Dean revealed in situations of censorship, contacting a legal team like the SPLC to argue the students’ cases can put pressure on administration and cause them to change their minds.

“Any time something like that happens, let us know…That’s also a great time to work with local news outlets or other people to still get the word out about what’s happening on your campus. That just sort of sends a message to these administrators, that you can try to silence us but we will find other ways to get the truth out,” Dean said.

Besides contacting the SPLC, student journalists who’ve had similar experiences with censorship have begun lobbying for the New Voices legislation. 

The summer journalism workshop I attended at Indiana University included a module explaining what the New Voices movement was and encouraged students to support it.

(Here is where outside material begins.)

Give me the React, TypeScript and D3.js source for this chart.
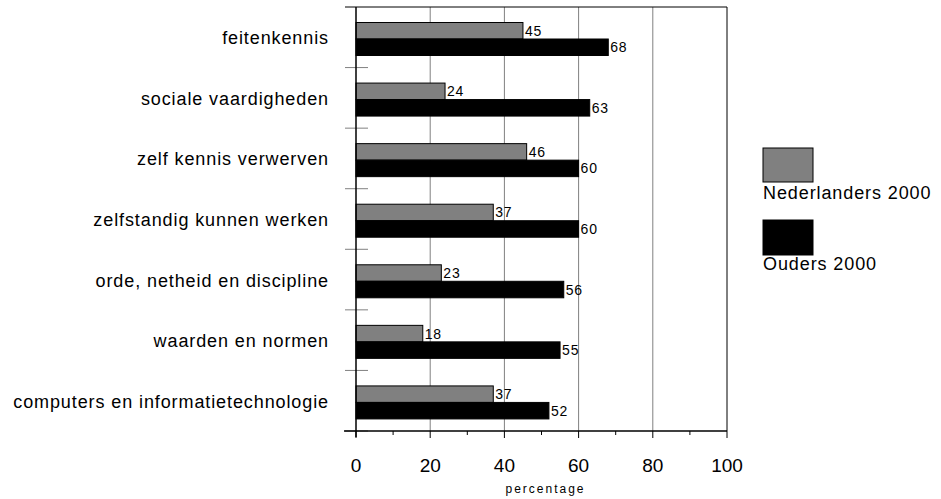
import React from "react";
import * as d3 from "d3";

const categories = [
  "feitenkennis",
  "sociale vaardigheden",
  "zelf kennis verwerven",
  "zelfstandig kunnen werken",
  "orde, netheid en discipline",
  "waarden en normen",
  "computers en informatietechnologie",
];
const nederlanders = [45, 24, 46, 37, 23, 18, 37];
const ouders = [68, 63, 60, 60, 56, 55, 52];
const seriesNames = ["Nederlanders 2000", "Ouders 2000"];
const xTicks = [0, 20, 40, 60, 80, 100];
const minorTicks = [10, 30, 50, 70, 90];

const W = 941, H = 499;
const left = 356, right = 727, top = 7, bottom = 431;
const font = "'Liberation Sans', Arial, sans-serif";

export default function App() {
  const x = d3.scaleLinear().domain([0, 100]).range([left, right]);
  const y = d3.scaleBand().domain(categories).range([top, bottom]).padding(0);
  const bw = y.bandwidth();
  const barH = 16.5;
  const offset = 15.5;
  const series = [
    { name: seriesNames[0], values: nederlanders, fill: "#808080" },
    { name: seriesNames[1], values: ouders, fill: "#000000" },
  ];
  const boundaries = categories.map((c) => y(c)!).concat([bottom]);
  return (
    <svg width={W} height={H} style={{ position: "absolute", left: 0, top: 0, background: "#fff" }}>
      {xTicks.slice(1, -1).map((t) => (
        <line key={t} x1={x(t)} x2={x(t)} y1={top} y2={bottom} stroke="#808080" strokeWidth={1} />
      ))}
      <line x1={left - 11} x2={right} y1={top} y2={top} stroke="#000" />
      <line x1={right} x2={right} y1={top} y2={bottom} stroke="#000" />
      {boundaries.map((b, i) => (
        <line key={i} x1={left - 11} x2={left + 12} y1={b} y2={b} stroke="#808080" />
      ))}
      {categories.map((c, i) =>
        series.map((s, j) => {
          const yy = y(c)! + offset + j * barH;
          const v = s.values[i];
          return (
            <g key={c + j}>
              <rect x={x(0)} y={yy} width={x(v) - x(0)} height={barH} fill={s.fill} stroke="#000" strokeWidth={1} />
              <text x={x(v) + 2} y={yy + barH / 2 + 5} fontFamily={font} fontSize={14} letterSpacing={0.8} fill="#000">
                {v}
              </text>
            </g>
          );
        })
      )}
      <line x1={left} x2={left} y1={top} y2={bottom + 6} stroke="#000" strokeWidth={1.5} />
      <line x1={left - 12} x2={right} y1={bottom} y2={bottom} stroke="#000" strokeWidth={1.5} />
      {xTicks.map((t) => (
        <line key={t} x1={x(t)} x2={x(t)} y1={bottom} y2={bottom + 7} stroke="#000" />
      ))}
      {minorTicks.map((t) => (
        <line key={t} x1={x(t)} x2={x(t)} y1={bottom} y2={bottom + 4} stroke="#000" />
      ))}
      {xTicks.map((t) => (
        <text key={t} x={x(t)} y={472} textAnchor="middle" fontFamily={font} fontSize={19} fill="#000">
          {t}
        </text>
      ))}
      <text x={(left + right) / 2 + 4} y={493} textAnchor="middle" fontFamily={font} fontSize={12} letterSpacing={2} fill="#000">
        percentage
      </text>
      {categories.map((c) => (
        <text key={c} x={329} y={y(c)! + bw / 2 + 7} textAnchor="end" fontFamily={font} fontSize={18} letterSpacing={0.9} fill="#000">
          {c}
        </text>
      ))}
      <rect x={763} y={148} width={50} height={34} fill="#808080" stroke="#000" />
      <text x={763} y={199} fontFamily={font} fontSize={18} letterSpacing={0.9} fill="#000">{seriesNames[0]}</text>
      <rect x={763} y={220} width={50} height={35} fill="#000" stroke="#000" />
      <text x={763} y={270} fontFamily={font} fontSize={18} letterSpacing={0.9} fill="#000">{seriesNames[1]}</text>
    </svg>
  );
}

As explained on the SPLC’s website, the New Voices movement is a “student-powered nonpartisan grassroots movement of state-based activists who seek to protect student press freedom with state laws.” 

New Voices laws protect the First Amendment rights of student journalists, which as of early 2019 has been passed in California, Colorado, Illinois, Massachusetts and 10 other states.

I realize the issue of censorship doesn’t seem to affect Beachwood students outside The Beachcomber, but it’s actually a much bigger issue than it seems. As Perloff stated, censorship is unfair not only for reporters, but for the interviewees who took the time to share their stories, and for the entire community who might not be aware of issues that need to be covered.

Regardless, the student voice deserves to be heard and the student perspective deserves to be shared.

In 2009, Dr. Hardis, who was then BHS principal, commented to the Beachcomber about the censorship of a high school newspaper in Illinois.

“Media is our fourth estate,” Hardis said. “The newspaper is the voice of the students, whether it is pro-school or anti-school.”